Do this:
Restate the lines word for word, from the first line of the records through the line containing "ax = fig.add_axes([0.201, 0.197, 0.701, 0.790])". Leave out the pictures and anything after that line.

Excerpted records:
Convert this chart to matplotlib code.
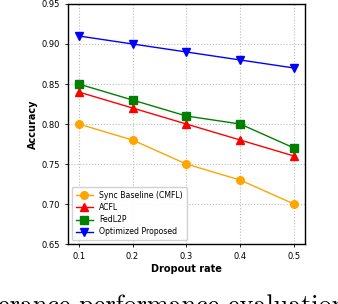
import matplotlib
matplotlib.use('Agg')
import matplotlib.pyplot as plt

# dropout rates and accuracy per method
dropout = [0.1, 0.2, 0.3, 0.4, 0.5]
sync_cmfl = [0.80, 0.78, 0.75, 0.73, 0.70]
acfl = [0.84, 0.82, 0.80, 0.78, 0.76]
fedl2p = [0.85, 0.83, 0.81, 0.80, 0.77]
optimized = [0.91, 0.90, 0.89, 0.88, 0.87]

fig = plt.figure(figsize=(3.38, 3.04), dpi=100)
ax = fig.add_axes([0.201, 0.197, 0.701, 0.790])

ax.plot(dropout, sync_cmfl, color='orange', marker='o', ms=5.5, lw=1, label='Sync Baseline (CMFL)')
ax.plot(dropout, acfl, color='red', marker='^', ms=5.5, lw=1, label='ACFL')
ax.plot(dropout, fedl2p, color='green', marker='s', ms=5.5, lw=1, label='FedL2P')
ax.plot(dropout, optimized, color='blue', marker='v', ms=5.5, lw=1, label='Optimized Proposed')

ax.set_xlim(0.08, 0.52)
ax.set_ylim(0.65, 0.95)
ax.set_xticks(dropout)
ax.set_yticks([0.65, 0.70, 0.75, 0.80, 0.85, 0.90, 0.95])
ax.tick_params(labelsize=6, length=2.5, width=0.6)
ax.grid(True, linestyle=':', color='#bbbbbb', lw=0.8)
ax.set_xlabel('Dropout rate', fontsize=7, fontweight='bold', labelpad=2)
ax.set_ylabel('Accuracy', fontsize=7, fontweight='bold', labelpad=2)
for s in ax.spines.values():
    s.set_linewidth(1.0)

ax.legend(loc='lower left', fontsize=5.6, handlelength=2.2, borderpad=0.5,
          labelspacing=0.4, framealpha=0.9)

# cropped caption text from the paper below the chart
fig.text(-0.005, -0.045, 'erance performance evaluation', fontsize=18.8,
         family='cmr10', ha='left', va='bottom')

fig.savefig('out.png', dpi=100)
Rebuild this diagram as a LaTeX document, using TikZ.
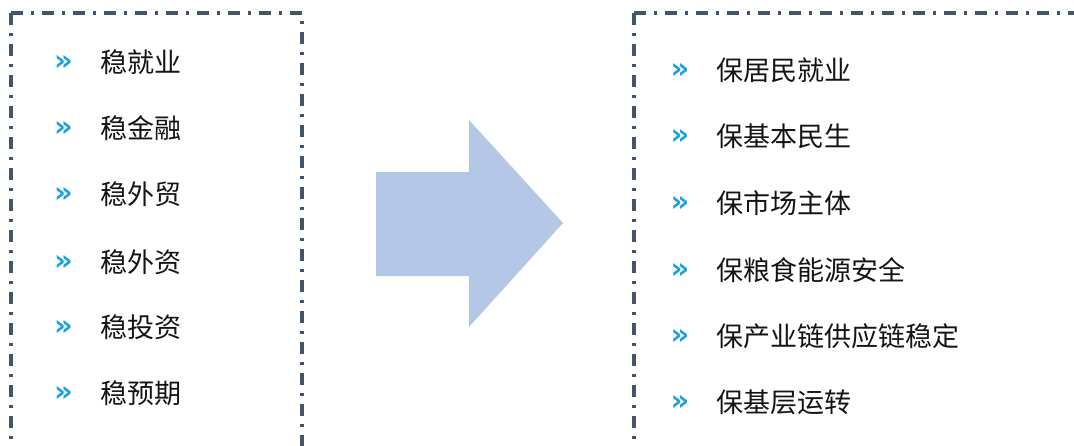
\documentclass[tikz,border=0pt]{standalone}
\usepackage{fontspec}
\newfontfamily\cjk{Noto Sans CJK SC}
\newfontfamily\bulletfont{DejaVu Sans}
\definecolor{frameclr}{HTML}{44546A}
\definecolor{bulletclr}{HTML}{1DA1DF}
\definecolor{arrowclr}{HTML}{B4C7E7}
\definecolor{textclr}{HTML}{141414}
\begin{document}
\begin{tikzpicture}[x=1pt,y=-1pt,
  frame/.style={draw=frameclr,line width=3.6pt,dash pattern=on 12pt off 8pt on 3pt off 8pt},
  bulletmark/.style={inner sep=0pt,text=bulletclr,font=\bulletfont\bfseries\fontsize{29}{29}\selectfont},
  itemtext/.style={inner sep=0pt,anchor=base west,text=textclr,font=\cjk\fontsize{27}{30}\selectfont},
  bigarrow/.style={fill=arrowclr,draw=none}]
\useasboundingbox (0,0) rectangle (1074,445);
% frames
\coordinate (ltl) at (11,13);
\coordinate (ltr) at (302,13);
\coordinate (lbl) at (11,450);
\coordinate (lbr) at (302,450);
\coordinate (rtl) at (634,13);
\coordinate (rbl) at (634,450);
\coordinate (rtr) at (1090,13);
\draw[frame] (ltl) -- (lbl);
\draw[frame] (ltl) -- (ltr) -- (lbr);
\draw[frame] (rtl) -- (rbl);
\draw[frame] (rtl) -- (rtr);
% arrow
\path[bigarrow] (376,172) -- (469,172) -- (469,120) -- (563,223) -- (469,327) -- (469,276) -- (376,276) -- cycle;
% left items
\foreach \t/\y [count=\i] in {稳就业/62,稳金融/128,稳外贸/194,稳外资/262,稳投资/327,稳预期/393}{
  \node[bulletmark] (lb\i) at (63.5,\y+1) {»};
  \node[itemtext] (lt\i) at (100,\y+10) {\t};
}
% right items
\foreach \t/\y [count=\i] in {保居民就业/70,保基本民生/136,保市场主体/203,保粮食能源安全/270,保产业链供应链稳定/336,保基层运转/402}{
  \node[bulletmark] (rb\i) at (680,\y+1) {»};
  \node[itemtext] (rt\i) at (716,\y+10) {\t};
}
\end{tikzpicture}
\end{document}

Task output:
Convert this chart to matplotlib code.
import matplotlib
matplotlib.use('Agg')
import matplotlib.pyplot as plt

# dropout rates and accuracy per method
dropout = [0.1, 0.2, 0.3, 0.4, 0.5]
sync_cmfl = [0.80, 0.78, 0.75, 0.73, 0.70]
acfl = [0.84, 0.82, 0.80, 0.78, 0.76]
fedl2p = [0.85, 0.83, 0.81, 0.80, 0.77]
optimized = [0.91, 0.90, 0.89, 0.88, 0.87]

fig = plt.figure(figsize=(3.38, 3.04), dpi=100)
ax = fig.add_axes([0.201, 0.197, 0.701, 0.790])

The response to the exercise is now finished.